Many thanks for the comments about the train snap.. It would be very nice indeed if all engines were painted up like that but.... They are not!
Anyway, someone requested a closer view of the Yellow Tiger Moth at Duxford (sorry so many requests I've forgotten who it was ...sorry).. BUT, here it is!
Plus a selection of goodies behind, some of which I have snaps of...
The de Havilland DH 82 Tiger Moth is a 1930s biplane designed by Geoffrey de Havilland and was operated by the Royal Air Force (RAF) and others as a primary trainer. The Tiger Moth remained in service with the RAF until replaced by the de Havilland Chipmunk in 1952, when many of the surplus aircraft entered civil operation. Many other nations used the Tiger Moth in both military and civil applications, and it remains in widespread use as a recreational aircraft in many countries. It is still occasionally used as a primary training aircraft, particularly for those pilots wanting to gain experience before moving on to other tailwheel aircraft, although most Tiger Moths have a skid. Many are now employed by various companies offering trial lesson experiences. Those in private hands generally fly far fewer hours and tend to be kept in concours condition. The de Havilland Moth club founded 1975 is now a highly organized owners' association offering technical support and focus for Moth enthusiasts..

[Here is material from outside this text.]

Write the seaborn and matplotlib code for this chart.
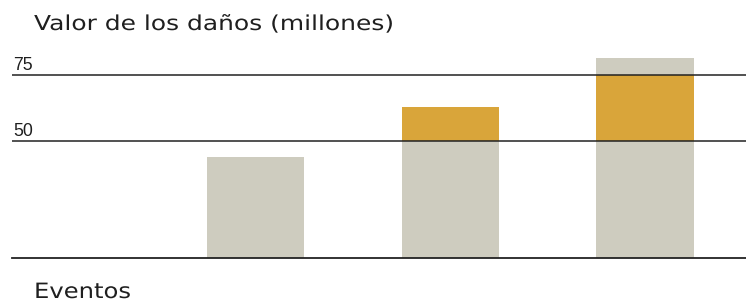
import matplotlib
matplotlib.use("Agg")
import matplotlib.pyplot as plt
import seaborn as sns
import numpy as np
import pandas as pd
from matplotlib.patheffects import AbstractPathEffect
from matplotlib.transforms import Affine2D

# ---- data ----
categories = ["1", "2", "3", "4"]
values = [0.0, 44.0, 63.0, 81.6]
band_low = 50
band_high = 75
grid_values = [50, 75]
grid_labels = ["50", "75"]
title = "Valor de los daños (millones)"
xlabel = "Eventos"

gray = "#CECCBF"
orange = "#D9A53A"
line_col = "#222222"
text_col = "#1f1f1f"

sns.set_theme(style="white")
plt.rcParams["font.family"] = ["Liberation Sans", "DejaVu Sans"]


class Stretch(AbstractPathEffect):
    """Widen text horizontally (imitates the tracked lettering)."""
    def __init__(self, sx):
        super().__init__()
        self.sx = sx

    def draw_path(self, renderer, gc, tpath, affine, rgbFace=None):
        renderer.draw_path(gc, tpath, Affine2D().scale(self.sx, 1) + affine, rgbFace)


df = pd.DataFrame({"cat": categories, "val": values})
df["mid"] = np.minimum(df["val"], band_high)
df["low"] = np.minimum(df["val"], band_low)

W, H = 746, 303
fig = plt.figure(figsize=(W / 100, H / 100), dpi=100)
ax_left, ax_right = 12 / W, 746 / W
ax_bottom, ax_top = (H - 258) / H, (H - 40) / H
ax = fig.add_axes([ax_left, ax_bottom, ax_right - ax_left, ax_top - ax_bottom])

common = dict(x="cat", order=categories, width=0.5, saturation=1,
              linewidth=0, ax=ax, errorbar=None)
sns.barplot(data=df, y="val", color=gray, **common)
sns.barplot(data=df, y="mid", color=orange, **common)
sns.barplot(data=df, y="low", color=gray, **common)

ax.set_ylim(5.8, 88.4)
ax.set_xlim(-0.252, 3.518)

for gv, gl in zip(grid_values, grid_labels):
    ax.axhline(gv, color=line_col, linewidth=1.1, zorder=5)
    ax.annotate(gl, xy=(0, gv), xycoords=ax.get_yaxis_transform(),
                xytext=(1, 5), textcoords="offset pixels",
                ha="left", va="baseline", fontsize=12.7, color=text_col)

for s in ["top", "left", "right"]:
    ax.spines[s].set_visible(False)
ax.spines["bottom"].set_color(line_col)
ax.spines["bottom"].set_linewidth(1.3)
ax.set_xticks([])
ax.set_yticks([])
ax.set_xlabel("")
ax.set_ylabel("")

t_title = fig.text(34 / W, (H - 30) / H, title, ha="left", va="baseline",
                   fontsize=14.8, color=text_col, family="DejaVu Sans")
t_xlab = fig.text(34 / W, (H - 298) / H, xlabel, ha="left", va="baseline",
                  fontsize=15.2, color=text_col, family="DejaVu Sans")

fig.canvas.draw()
for t, target in [(t_title, 359), (t_xlab, 97)]:
    w = t.get_window_extent().width
    t.set_path_effects([Stretch(target / w)])

fig.savefig("out.png", dpi=100)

During a British production run of over 7,000 Tiger Moths, a total of 4,005 Tiger Moth IIs were built during the war specifically for the RAF, nearly half being built by Morris Motors LImited at Cowley, Oxford..
The de Havilland Canada operation also built 200 Tiger Moths to USAAF Lend-Lease orders, which were designated for paperwork purposes as the PT-24.. (And, I think I have a shot of one at Dayton! NOT on normal show as Bill will confirm..)
In the aftermath of Britain's disastrous campaign in France, in August 1940, three proposals for beach defence systems were put forward. 350 Tiger Moths were fitted with bomb racks to serve as light bombers as a part of Operation Banquet. A more radical conversion involved the 'paraslasher,' a scythe-like blade fitted to a Tiger Moth and intended to cut parachutists' canopies as they descended to earth. Flight tests proved the idea, but it was not officially adopted. The Tiger Moth was also tested as a dispenser of Paris Green rat poison for use against ground troops, with powder dispensers located under the wings..
There are an estimated 250 still flying today plus those in museums..
The list of airforces that used is FAR to long to put here.. It does include the Luftwaffe! And Iran used over 100..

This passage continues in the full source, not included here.